--- BEGIN Data ---
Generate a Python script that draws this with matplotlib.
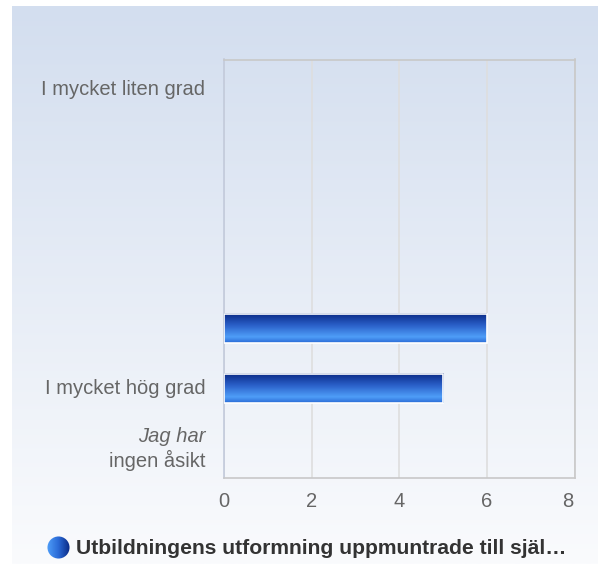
import numpy as np
import matplotlib
matplotlib.use("Agg")
import matplotlib.pyplot as plt
from matplotlib.patches import Circle
from matplotlib.colors import LinearSegmentedColormap
import matplotlib.transforms as mtransforms

plt.rcParams['font.family'] = ['Liberation Sans', 'DejaVu Sans']

categories = ["I mycket liten grad", "", "", "", "", "I mycket hög grad", "Jag har\ningen åsikt"]
values = [0, 0, 0, 0, 6, 5, 0]
xticks = [0, 2, 4, 6, 8]
series_name = "Utbildningens utformning uppmuntrade till själ…"

W, H = 598, 564
fig = plt.figure(figsize=(W / 100, H / 100), dpi=100)
fig.patch.set_facecolor("white")

# background gradient panel
bg = fig.add_axes([12 / W, 0, 1 - 12 / W, 1 - 6 / H], zorder=0)
bg_cmap = LinearSegmentedColormap.from_list("bg", ["#d3deef", "#fafbfd"])
bg.imshow(np.linspace(0, 1, 256).reshape(-1, 1), aspect="auto", cmap=bg_cmap,
          extent=[0, 1, 0, 1], origin="upper")
bg.set_axis_off()

left, right, top, bottom = 224, 574.5, 59.5, 478
ax = fig.add_axes([left / W, 1 - bottom / H, (right - left) / W, (bottom - top) / H], zorder=1)
ax.patch.set_alpha(0)

n = len(categories)
ypos = np.arange(n)
bar_h = 0.49

bar_cmap = LinearSegmentedColormap.from_list(
    "bar", [(0, "#0a2a85"), (0.4, "#2a5fc8"), (0.8, "#4f9ef8"), (1.0, "#2a6ad6")])
grad = np.linspace(0, 1, 64).reshape(-1, 1)
for y, v in zip(ypos, values):
    if v <= 0:
        continue
    ax.imshow(grad, aspect="auto", cmap=bar_cmap, origin="upper",
              extent=[0, v, y + bar_h / 2, y - bar_h / 2], zorder=3)
    ax.barh(y, v, height=bar_h, facecolor="none", edgecolor="white", linewidth=1.2, zorder=4)
ax.set_xlim(0, 8)
ax.set_ylim(n - 0.5, -0.5)

ax.set_xticks(xticks)
ax.set_xticklabels([str(t) for t in xticks])
ax.set_yticks(ypos)
ax.set_yticklabels([])
ax.tick_params(axis="both", length=0, labelsize=14.5, labelcolor="#666666")
ax.tick_params(axis="x", pad=10)
# last tick label sits slightly inside the plot edge
last = ax.get_xticklabels()[-1]
last.set_transform(last.get_transform() + mtransforms.ScaledTranslation(-7 / 100, 0, fig.dpi_scale_trans))
ax.grid(axis="x", color="#dedede", linewidth=1.2, zorder=0)
ax.set_axisbelow(True)
for s in ["top", "right", "bottom"]:
    ax.spines[s].set_color("#c8c8c8")
    ax.spines[s].set_linewidth(1.2)
ax.spines["left"].set_color("#c2cadb")
ax.spines["left"].set_linewidth(1.2)

# category labels
for y, lab in zip(ypos, categories):
    if not lab:
        continue
    if "\n" in lab:
        l1, l2 = lab.split("\n")
        ax.text(-0.43, y - 0.19, l1, ha="right", va="center", fontsize=14.5,
                color="#666666", style="italic")
        ax.text(-0.43, y + 0.21, l2, ha="right", va="center", fontsize=14.5,
                color="#666666")
    else:
        ax.text(-0.43, y + 0.01, lab, ha="right", va="center", fontsize=14.5,
                color="#666666")

# legend
cax = fig.add_axes([(58.5 - 11.5) / W, 1 - (547.5 + 11.5) / H, 23 / W, 23 / H], zorder=2)
cax.set_xlim(0, 1)
cax.set_ylim(0, 1)
leg_cmap = LinearSegmentedColormap.from_list("leg", ["#4f9ef8", "#2a6ad6", "#0a2a85"])
im = cax.imshow(np.linspace(0, 1, 64).reshape(1, -1), aspect="auto", cmap=leg_cmap,
                extent=[0, 1, 0, 1])
circ = Circle((0.5, 0.5), 0.48, transform=cax.transData)
im.set_clip_path(circ)
cax.set_axis_off()
fig.text(76 / W, 1 - 549 / H, series_name, ha="left", va="center", fontsize=15.2,
         fontweight="bold", color="#333333")

fig.savefig("out.png", dpi=100)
--- END Data ---
Make an exact copy of the data, leaving its pictures out.

> Reply to the exercise:
Generate a Python script that draws this with matplotlib.
import numpy as np
import matplotlib
matplotlib.use("Agg")
import matplotlib.pyplot as plt
from matplotlib.patches import Circle
from matplotlib.colors import LinearSegmentedColormap
import matplotlib.transforms as mtransforms

plt.rcParams['font.family'] = ['Liberation Sans', 'DejaVu Sans']

categories = ["I mycket liten grad", "", "", "", "", "I mycket hög grad", "Jag har\ningen åsikt"]
values = [0, 0, 0, 0, 6, 5, 0]
xticks = [0, 2, 4, 6, 8]
series_name = "Utbildningens utformning uppmuntrade till själ…"

W, H = 598, 564
fig = plt.figure(figsize=(W / 100, H / 100), dpi=100)
fig.patch.set_facecolor("white")

# background gradient panel
bg = fig.add_axes([12 / W, 0, 1 - 12 / W, 1 - 6 / H], zorder=0)
bg_cmap = LinearSegmentedColormap.from_list("bg", ["#d3deef", "#fafbfd"])
bg.imshow(np.linspace(0, 1, 256).reshape(-1, 1), aspect="auto", cmap=bg_cmap,
          extent=[0, 1, 0, 1], origin="upper")
bg.set_axis_off()

left, right, top, bottom = 224, 574.5, 59.5, 478
ax = fig.add_axes([left / W, 1 - bottom / H, (right - left) / W, (bottom - top) / H], zorder=1)
ax.patch.set_alpha(0)

n = len(categories)
ypos = np.arange(n)
bar_h = 0.49

bar_cmap = LinearSegmentedColormap.from_list(
    "bar", [(0, "#0a2a85"), (0.4, "#2a5fc8"), (0.8, "#4f9ef8"), (1.0, "#2a6ad6")])
grad = np.linspace(0, 1, 64).reshape(-1, 1)
for y, v in zip(ypos, values):
    if v <= 0:
        continue
    ax.imshow(grad, aspect="auto", cmap=bar_cmap, origin="upper",
              extent=[0, v, y + bar_h / 2, y - bar_h / 2], zorder=3)
    ax.barh(y, v, height=bar_h, facecolor="none", edgecolor="white", linewidth=1.2, zorder=4)
ax.set_xlim(0, 8)
ax.set_ylim(n - 0.5, -0.5)

ax.set_xticks(xticks)
ax.set_xticklabels([str(t) for t in xticks])
ax.set_yticks(ypos)
ax.set_yticklabels([])
ax.tick_params(axis="both", length=0, labelsize=14.5, labelcolor="#666666")
ax.tick_params(axis="x", pad=10)
# last tick label sits slightly inside the plot edge
last = ax.get_xticklabels()[-1]
last.set_transform(last.get_transform() + mtransforms.ScaledTranslation(-7 / 100, 0, fig.dpi_scale_trans))
ax.grid(axis="x", color="#dedede", linewidth=1.2, zorder=0)
ax.set_axisbelow(True)
for s in ["top", "right", "bottom"]:
    ax.spines[s].set_color("#c8c8c8")
    ax.spines[s].set_linewidth(1.2)
ax.spines["left"].set_color("#c2cadb")
ax.spines["left"].set_linewidth(1.2)

# category labels
for y, lab in zip(ypos, categories):
    if not lab:
        continue
    if "\n" in lab:
        l1, l2 = lab.split("\n")
        ax.text(-0.43, y - 0.19, l1, ha="right", va="center", fontsize=14.5,
                color="#666666", style="italic")
        ax.text(-0.43, y + 0.21, l2, ha="right", va="center", fontsize=14.5,
                color="#666666")
    else:
        ax.text(-0.43, y + 0.01, lab, ha="right", va="center", fontsize=14.5,
                color="#666666")

# legend
cax = fig.add_axes([(58.5 - 11.5) / W, 1 - (547.5 + 11.5) / H, 23 / W, 23 / H], zorder=2)
cax.set_xlim(0, 1)
cax.set_ylim(0, 1)
leg_cmap = LinearSegmentedColormap.from_list("leg", ["#4f9ef8", "#2a6ad6", "#0a2a85"])
im = cax.imshow(np.linspace(0, 1, 64).reshape(1, -1), aspect="auto", cmap=leg_cmap,
                extent=[0, 1, 0, 1])
circ = Circle((0.5, 0.5), 0.48, transform=cax.transData)
im.set_clip_path(circ)
cax.set_axis_off()
fig.text(76 / W, 1 - 549 / H, series_name, ha="left", va="center", fontsize=15.2,
         fontweight="bold", color="#333333")

fig.savefig("out.png", dpi=100)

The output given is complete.